Mulberry wood pops up frequently in our Collections. Ever wondered why? Roz Sklar talks about the relation between William Shakespeare and the mulberry tree.

Rosalyn Sklar

As I began to find my way around the collections here at the Shakespeare Centre, and those that are on display in the Trust houses, I was struck by the curiously large number of objects made from mulberry wood. This was not a wood I had come across often in my career and yet we are in possession of a large number of small souvenirs and articles made of it.

The answer, that many of you I am sure will know, is that these objects are supposedly made from the wood of the mulberry tree that was thought to have been planted by William Shakespeare in his garden at New Place in Stratford-upon-Avon. I am not the first person to remark that it must have been an extremely large tree! A recent enquiry prompted us to count, and there are 63 items made from mulberry wood in our collection alone. This is an extremely large number, especially considering that the original number will have dropped dramatically as these pieces have been lost over the years.

The mulberry tree was the earliest known point of pilgrimage for tourists interested in Shakespeare. They must have come in large numbers, because they irritated the owner of New Place, Reverend Francis Gastrell, so much that he had the tree felled some time in the 1750s. Famously he also demolished New Place, the second house on the site where William Shakespeare's house of the same name had stood. The poet had purchased the original house in the 1590s and lived in it until his death in 1616. The archaeological dig currently taking place in the garden of Nash’s House is to find out more about New Place and Shakespeare’s life there.

In 1769, the actor David Garrick, who was very famous at the time, held a Grand Jubilee in Stratford to celebrate Shakespeare’s life and works. It was around this time that the fashion for souvenirs made from the wood of the felled tree really got going.  The small box pictured is just one example of the many items produced by local man Thomas Sharpe. A label underneath the lid reads:

This box was made of the real mulberry tree planted by Shakespeare in Stratford upon Avon just after it was cut down and before it was used up at the time of the Jubilee, when much fictitious mulberry wood supplied its place, for the purpose of memorial articles.

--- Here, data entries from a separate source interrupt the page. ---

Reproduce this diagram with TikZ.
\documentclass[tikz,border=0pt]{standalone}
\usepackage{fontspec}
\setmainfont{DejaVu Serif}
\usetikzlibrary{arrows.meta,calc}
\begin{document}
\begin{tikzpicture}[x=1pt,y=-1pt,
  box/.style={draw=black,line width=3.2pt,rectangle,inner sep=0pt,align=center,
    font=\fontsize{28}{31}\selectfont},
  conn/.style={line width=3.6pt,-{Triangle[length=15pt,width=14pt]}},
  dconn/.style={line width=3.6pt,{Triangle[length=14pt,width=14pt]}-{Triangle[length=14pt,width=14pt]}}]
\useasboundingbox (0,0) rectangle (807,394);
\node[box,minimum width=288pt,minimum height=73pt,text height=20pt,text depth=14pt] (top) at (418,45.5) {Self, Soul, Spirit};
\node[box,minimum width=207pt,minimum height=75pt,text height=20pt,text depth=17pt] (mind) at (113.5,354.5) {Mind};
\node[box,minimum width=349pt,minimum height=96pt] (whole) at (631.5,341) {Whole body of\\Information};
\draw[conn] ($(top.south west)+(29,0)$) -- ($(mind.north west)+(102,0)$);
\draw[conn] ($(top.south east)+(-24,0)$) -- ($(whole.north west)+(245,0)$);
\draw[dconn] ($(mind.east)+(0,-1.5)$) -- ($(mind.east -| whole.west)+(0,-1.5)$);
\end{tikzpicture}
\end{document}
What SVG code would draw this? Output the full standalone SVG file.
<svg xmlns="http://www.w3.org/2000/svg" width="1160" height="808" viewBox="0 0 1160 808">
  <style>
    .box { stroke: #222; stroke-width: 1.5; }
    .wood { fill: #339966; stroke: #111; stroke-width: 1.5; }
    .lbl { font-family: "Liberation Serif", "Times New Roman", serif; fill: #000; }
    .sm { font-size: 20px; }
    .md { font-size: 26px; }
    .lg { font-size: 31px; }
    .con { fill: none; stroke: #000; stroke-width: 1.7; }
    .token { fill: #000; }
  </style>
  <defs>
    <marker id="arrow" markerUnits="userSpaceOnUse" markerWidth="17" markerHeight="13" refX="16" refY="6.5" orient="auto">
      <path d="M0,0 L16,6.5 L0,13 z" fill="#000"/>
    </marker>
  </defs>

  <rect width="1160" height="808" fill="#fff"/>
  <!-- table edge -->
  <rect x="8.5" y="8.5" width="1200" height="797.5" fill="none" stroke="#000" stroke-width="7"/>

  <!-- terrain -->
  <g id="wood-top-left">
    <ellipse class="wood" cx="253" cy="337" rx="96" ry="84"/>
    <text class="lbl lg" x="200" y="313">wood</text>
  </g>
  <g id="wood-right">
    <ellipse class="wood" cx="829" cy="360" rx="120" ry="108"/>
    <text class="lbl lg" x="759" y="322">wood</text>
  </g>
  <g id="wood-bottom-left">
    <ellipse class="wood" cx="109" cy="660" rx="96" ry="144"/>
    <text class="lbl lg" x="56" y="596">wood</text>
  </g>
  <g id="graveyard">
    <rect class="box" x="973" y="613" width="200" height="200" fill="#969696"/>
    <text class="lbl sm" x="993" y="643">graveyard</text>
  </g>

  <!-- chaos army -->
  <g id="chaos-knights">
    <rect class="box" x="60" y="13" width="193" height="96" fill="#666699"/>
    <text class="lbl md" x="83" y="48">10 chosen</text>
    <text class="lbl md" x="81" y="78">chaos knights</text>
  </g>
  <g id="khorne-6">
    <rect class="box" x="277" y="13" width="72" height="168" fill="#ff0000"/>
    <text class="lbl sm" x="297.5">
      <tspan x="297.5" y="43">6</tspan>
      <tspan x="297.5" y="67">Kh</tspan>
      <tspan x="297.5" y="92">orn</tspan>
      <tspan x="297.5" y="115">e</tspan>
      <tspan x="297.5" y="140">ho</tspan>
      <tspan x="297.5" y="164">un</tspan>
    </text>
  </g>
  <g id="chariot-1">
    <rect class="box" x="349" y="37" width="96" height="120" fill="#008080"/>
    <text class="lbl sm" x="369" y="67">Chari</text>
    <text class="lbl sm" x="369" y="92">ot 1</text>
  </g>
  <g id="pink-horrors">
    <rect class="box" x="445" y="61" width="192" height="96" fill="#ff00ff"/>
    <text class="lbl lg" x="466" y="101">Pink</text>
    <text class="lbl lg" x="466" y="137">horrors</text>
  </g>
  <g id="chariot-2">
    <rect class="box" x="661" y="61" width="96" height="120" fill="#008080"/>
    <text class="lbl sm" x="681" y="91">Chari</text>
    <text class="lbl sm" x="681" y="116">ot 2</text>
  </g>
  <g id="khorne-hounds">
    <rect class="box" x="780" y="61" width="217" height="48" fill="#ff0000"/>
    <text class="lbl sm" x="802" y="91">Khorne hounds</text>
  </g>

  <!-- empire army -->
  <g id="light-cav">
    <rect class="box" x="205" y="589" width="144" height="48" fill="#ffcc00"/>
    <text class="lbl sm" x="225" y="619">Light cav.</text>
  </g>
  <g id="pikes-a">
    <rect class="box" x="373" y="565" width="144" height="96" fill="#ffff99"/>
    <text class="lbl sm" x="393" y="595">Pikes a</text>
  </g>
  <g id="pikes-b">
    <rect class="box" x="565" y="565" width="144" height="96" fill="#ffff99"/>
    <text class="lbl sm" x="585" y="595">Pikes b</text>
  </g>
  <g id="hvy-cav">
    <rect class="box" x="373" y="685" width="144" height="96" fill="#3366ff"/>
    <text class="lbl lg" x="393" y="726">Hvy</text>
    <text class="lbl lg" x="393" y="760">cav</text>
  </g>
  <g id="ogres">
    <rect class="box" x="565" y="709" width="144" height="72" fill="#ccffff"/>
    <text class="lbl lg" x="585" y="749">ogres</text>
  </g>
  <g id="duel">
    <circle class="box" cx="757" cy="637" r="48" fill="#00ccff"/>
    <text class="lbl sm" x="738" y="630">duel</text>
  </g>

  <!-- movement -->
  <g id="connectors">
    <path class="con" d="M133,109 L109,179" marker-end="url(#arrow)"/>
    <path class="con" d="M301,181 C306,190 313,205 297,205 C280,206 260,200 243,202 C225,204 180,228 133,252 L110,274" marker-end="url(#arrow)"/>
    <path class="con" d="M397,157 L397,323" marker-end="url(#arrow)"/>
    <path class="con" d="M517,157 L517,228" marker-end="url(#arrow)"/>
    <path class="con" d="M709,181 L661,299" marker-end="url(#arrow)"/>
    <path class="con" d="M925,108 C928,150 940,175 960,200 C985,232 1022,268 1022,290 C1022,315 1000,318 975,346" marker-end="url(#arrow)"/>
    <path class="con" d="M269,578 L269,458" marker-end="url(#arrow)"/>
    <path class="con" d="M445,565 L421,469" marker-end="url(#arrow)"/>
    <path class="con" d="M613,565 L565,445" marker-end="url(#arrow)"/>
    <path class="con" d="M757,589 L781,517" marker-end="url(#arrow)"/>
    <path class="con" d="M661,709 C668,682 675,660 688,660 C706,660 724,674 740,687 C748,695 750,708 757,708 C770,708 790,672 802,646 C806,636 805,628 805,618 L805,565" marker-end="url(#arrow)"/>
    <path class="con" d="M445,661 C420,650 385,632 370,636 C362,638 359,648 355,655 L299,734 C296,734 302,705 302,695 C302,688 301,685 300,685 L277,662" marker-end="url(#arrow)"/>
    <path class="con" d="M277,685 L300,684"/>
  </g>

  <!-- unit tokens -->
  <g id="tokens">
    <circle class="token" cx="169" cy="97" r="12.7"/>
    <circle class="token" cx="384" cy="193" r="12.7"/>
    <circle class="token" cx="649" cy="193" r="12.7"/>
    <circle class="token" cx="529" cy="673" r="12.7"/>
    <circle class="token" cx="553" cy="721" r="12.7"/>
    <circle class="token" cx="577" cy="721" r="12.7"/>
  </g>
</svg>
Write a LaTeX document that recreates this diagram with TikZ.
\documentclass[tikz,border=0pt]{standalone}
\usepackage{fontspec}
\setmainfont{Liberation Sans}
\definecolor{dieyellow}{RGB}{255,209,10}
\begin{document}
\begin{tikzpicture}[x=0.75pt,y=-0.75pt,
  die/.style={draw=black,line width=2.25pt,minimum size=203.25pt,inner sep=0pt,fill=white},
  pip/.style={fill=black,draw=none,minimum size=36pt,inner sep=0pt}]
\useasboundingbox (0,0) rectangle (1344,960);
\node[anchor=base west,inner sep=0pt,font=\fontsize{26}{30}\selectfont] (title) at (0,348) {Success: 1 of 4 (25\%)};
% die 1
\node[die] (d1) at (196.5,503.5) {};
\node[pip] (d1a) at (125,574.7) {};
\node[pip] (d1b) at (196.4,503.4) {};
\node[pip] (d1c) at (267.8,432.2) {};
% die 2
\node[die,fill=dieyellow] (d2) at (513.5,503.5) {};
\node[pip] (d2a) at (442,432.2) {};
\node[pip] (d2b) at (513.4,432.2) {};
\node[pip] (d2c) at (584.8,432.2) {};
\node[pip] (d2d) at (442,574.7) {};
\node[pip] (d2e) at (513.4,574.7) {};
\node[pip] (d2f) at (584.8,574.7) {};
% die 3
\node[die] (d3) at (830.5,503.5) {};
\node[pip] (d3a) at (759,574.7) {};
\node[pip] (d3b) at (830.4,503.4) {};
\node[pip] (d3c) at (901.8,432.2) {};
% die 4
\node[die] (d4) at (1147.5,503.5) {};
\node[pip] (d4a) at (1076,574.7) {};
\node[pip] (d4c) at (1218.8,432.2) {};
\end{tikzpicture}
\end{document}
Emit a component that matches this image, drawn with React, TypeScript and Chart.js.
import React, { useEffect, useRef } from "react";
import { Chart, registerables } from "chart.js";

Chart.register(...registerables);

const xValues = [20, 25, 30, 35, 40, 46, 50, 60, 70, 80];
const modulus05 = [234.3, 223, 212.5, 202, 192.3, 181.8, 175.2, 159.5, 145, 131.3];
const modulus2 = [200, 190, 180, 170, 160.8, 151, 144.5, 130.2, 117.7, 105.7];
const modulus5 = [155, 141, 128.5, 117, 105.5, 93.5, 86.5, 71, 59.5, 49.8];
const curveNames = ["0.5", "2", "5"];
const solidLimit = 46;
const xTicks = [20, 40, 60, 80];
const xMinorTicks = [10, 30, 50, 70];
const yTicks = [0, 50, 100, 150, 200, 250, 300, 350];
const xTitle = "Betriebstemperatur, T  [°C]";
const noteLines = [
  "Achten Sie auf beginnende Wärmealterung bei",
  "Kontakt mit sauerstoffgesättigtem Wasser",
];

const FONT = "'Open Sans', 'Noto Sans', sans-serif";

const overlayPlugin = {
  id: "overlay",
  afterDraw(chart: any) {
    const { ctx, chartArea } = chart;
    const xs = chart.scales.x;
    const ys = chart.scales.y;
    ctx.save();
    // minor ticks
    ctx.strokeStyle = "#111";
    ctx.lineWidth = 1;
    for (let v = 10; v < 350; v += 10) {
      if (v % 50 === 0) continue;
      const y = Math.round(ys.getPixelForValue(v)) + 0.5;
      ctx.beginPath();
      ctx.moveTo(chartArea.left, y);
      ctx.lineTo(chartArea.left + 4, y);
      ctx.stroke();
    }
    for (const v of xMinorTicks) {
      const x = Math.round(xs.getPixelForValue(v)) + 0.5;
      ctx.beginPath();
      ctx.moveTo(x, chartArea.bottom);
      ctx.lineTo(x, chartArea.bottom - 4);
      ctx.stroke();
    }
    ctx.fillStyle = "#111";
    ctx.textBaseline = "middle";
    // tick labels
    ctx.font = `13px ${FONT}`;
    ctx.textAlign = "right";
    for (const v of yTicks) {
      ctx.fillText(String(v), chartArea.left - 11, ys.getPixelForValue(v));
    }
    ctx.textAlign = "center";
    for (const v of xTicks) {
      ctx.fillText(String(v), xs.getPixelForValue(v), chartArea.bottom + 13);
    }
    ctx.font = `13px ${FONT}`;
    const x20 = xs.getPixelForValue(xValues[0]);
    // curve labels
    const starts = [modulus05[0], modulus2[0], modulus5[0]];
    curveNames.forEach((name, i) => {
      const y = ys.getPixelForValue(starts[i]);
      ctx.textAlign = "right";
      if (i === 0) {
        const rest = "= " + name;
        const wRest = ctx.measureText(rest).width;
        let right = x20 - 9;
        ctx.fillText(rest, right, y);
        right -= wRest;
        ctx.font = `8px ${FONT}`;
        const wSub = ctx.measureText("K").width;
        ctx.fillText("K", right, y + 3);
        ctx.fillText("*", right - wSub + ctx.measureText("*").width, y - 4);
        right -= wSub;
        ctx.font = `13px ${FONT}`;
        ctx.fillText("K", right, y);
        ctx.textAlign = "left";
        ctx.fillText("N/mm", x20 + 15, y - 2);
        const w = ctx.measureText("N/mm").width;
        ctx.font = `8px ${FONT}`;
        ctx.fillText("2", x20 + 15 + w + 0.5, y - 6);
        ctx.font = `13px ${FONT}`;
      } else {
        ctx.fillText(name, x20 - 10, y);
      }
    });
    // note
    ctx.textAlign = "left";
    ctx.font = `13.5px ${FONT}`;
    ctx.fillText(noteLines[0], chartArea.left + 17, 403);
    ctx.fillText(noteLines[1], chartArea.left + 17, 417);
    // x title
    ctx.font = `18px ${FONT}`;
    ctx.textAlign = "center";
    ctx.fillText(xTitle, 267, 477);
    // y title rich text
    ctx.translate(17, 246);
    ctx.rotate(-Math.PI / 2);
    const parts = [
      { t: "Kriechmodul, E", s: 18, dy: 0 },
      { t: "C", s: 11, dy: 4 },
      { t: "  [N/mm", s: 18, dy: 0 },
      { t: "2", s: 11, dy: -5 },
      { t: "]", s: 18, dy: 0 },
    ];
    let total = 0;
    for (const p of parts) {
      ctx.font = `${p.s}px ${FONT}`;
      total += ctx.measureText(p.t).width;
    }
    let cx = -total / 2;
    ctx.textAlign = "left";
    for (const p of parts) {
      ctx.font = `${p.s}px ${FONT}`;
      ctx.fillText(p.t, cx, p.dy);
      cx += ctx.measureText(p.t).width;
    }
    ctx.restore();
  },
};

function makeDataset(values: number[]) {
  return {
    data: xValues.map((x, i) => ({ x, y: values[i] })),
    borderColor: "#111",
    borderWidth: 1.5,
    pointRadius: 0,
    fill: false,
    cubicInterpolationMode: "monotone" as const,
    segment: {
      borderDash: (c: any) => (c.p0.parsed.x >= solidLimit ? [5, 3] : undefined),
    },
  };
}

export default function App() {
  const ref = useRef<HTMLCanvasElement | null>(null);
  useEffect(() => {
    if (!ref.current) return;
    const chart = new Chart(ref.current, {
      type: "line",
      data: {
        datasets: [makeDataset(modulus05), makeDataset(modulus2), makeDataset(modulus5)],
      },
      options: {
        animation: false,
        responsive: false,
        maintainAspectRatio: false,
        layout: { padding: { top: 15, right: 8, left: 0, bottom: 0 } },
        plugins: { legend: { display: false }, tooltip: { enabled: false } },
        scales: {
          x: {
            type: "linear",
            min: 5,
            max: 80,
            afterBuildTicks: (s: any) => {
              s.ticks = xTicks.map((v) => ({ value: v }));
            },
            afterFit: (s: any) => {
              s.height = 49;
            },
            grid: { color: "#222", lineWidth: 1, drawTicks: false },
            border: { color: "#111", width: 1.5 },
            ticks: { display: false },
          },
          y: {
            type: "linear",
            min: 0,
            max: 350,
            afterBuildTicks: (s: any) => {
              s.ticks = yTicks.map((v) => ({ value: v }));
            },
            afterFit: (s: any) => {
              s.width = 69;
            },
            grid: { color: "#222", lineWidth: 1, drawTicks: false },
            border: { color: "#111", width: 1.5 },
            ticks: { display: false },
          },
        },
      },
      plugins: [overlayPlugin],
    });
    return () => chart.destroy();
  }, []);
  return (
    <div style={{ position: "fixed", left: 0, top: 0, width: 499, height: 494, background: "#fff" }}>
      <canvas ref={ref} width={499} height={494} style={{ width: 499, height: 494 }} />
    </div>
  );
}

Sharpe seems to have worked for self-styled local historian and tour guide John Jordan. Together they produced and sold mulberry wood items for about thirty years after the Grand Jubilee.

Shakespeare Bust

The little bust of Shakespeare also pictured may well have been produced by Sharpe, although it is also thought to have been carved by Henry Cooper. Written in ink on the base are the words:

Memento mori
Remember ye Mulberry tree
Shakespear's Jubilee at Stratford on
Avon 1769.

Planting living trees supposedly taken from grafts of the original tree was also popular, and these can still be seen today. In 2006 a mulberry tree in Central Park, New York - said to be a descendent of Shakespeare’s tree - was found to be only 80 to 85 years old.

It is tempting to believe the claims of these little labels, inscriptions, and rumours, but it is more than likely that hundreds, possibly even thousands, of fakes were produced. However, like holy relics, they are a testament to the power of objects. In the seventeenth century people were obviously keen to see, touch, and own things that were linked to Shakespeare and this is no less true today. I dread to think what the Reverend Gastrell would have made of the hundreds of thousands of people who now visit Stratford every year!